I don’t fit in the poll. I’ve never lived near my adult children/grandchildren and have no intention of ever doing so. It’s not that I don’t love them, but you couldn’t pay me to live in Wisconsin or even MSP. I traveled all my working life. The last 11 years of it were in Anchorage, and we couldn’t see ourselves retiring there. I hate Florida and Arizona with a purple passion that is only exceeded by my hatred of golf. Also, those retirement communities are my idea of giving up. I’m staying in my Portland bungalow until they carry me out feet first.

I recently turned 60, but I regard it as a joke: I don’t feel anywhere near that old, I don’t look that old, nobody believes I’m that old.

Besides, the Firebug turns 7 this summer.
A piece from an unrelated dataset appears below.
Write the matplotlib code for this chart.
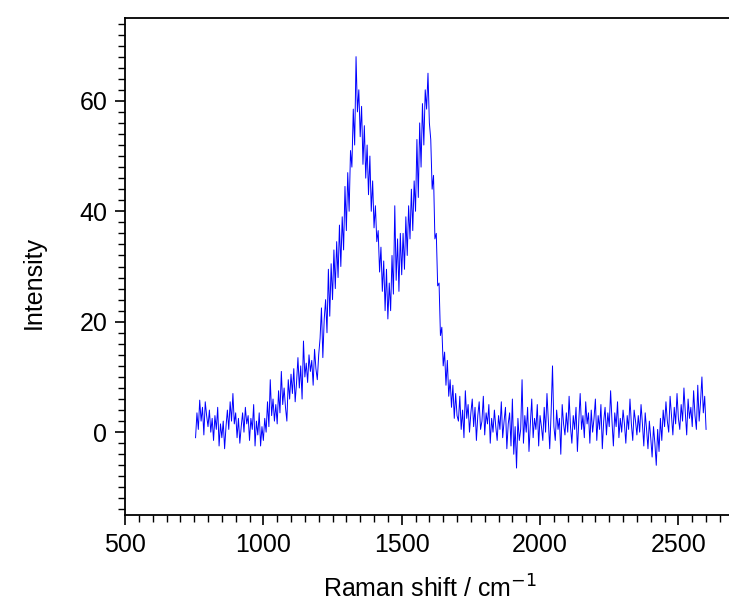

We’re not moving out of our house until after he goes off to college, at the soonest.

I don’t anticipate our moving out of our house until it becomes unsafe for one or both of us to navigate the stairs. For me, I’m thinking that’s 25 years off; my wife, despite being younger, may reach that point sooner.

My father (88 years old) and his wife are in a retirement community about an hour away from us. It kinda looks like fun; they’ve got movies and wine-tastings and other activities of all sorts. It looks like being in college, only without the course work, and with nice apartments instead of dorm rooms.

OTOH, the community they’re in is populated by old people - practically everybody looks like they’re over 80, rather than merely over 55 or 65, and I’d bet no more than 20% of their current residents will still be alive in 10 years.

It would be more fun to be in a community of people who were of a certain age, but many were still fit enough to go do stuff like hike or swim or play tennis or go bicycling. I have no idea whether such places exist, but that would be my ideal for a retirement community.

As a clarification on “keep the kids”, I mean not just your own grandkids, but all the neighborhood kids.

As folks might have guessed: I’m in the “stay put, and have all generations in the neighborhood” crowd. Not just my own kids (though I sincerely doubt we’ll ever be empty-nesters - my kids both have issues), but I like seeing people of all ages.

That said, I could see myself downsizing - our house would be a bit much to take care of in 15 years, and we don’t use the yard much anyway, so a nice condo or whatever has a certain appeal. But anything specifically 55+, or one of those continuing-care places (where you can go from apartment to assisted to nursing home) - no way. Shoot me first, please.

Of course I reserve the right to change my mind in 10 years :D.

My folks moved to a 55+ community about 17 years ago. All they do now is complain about the neighbors and the board that runs the place.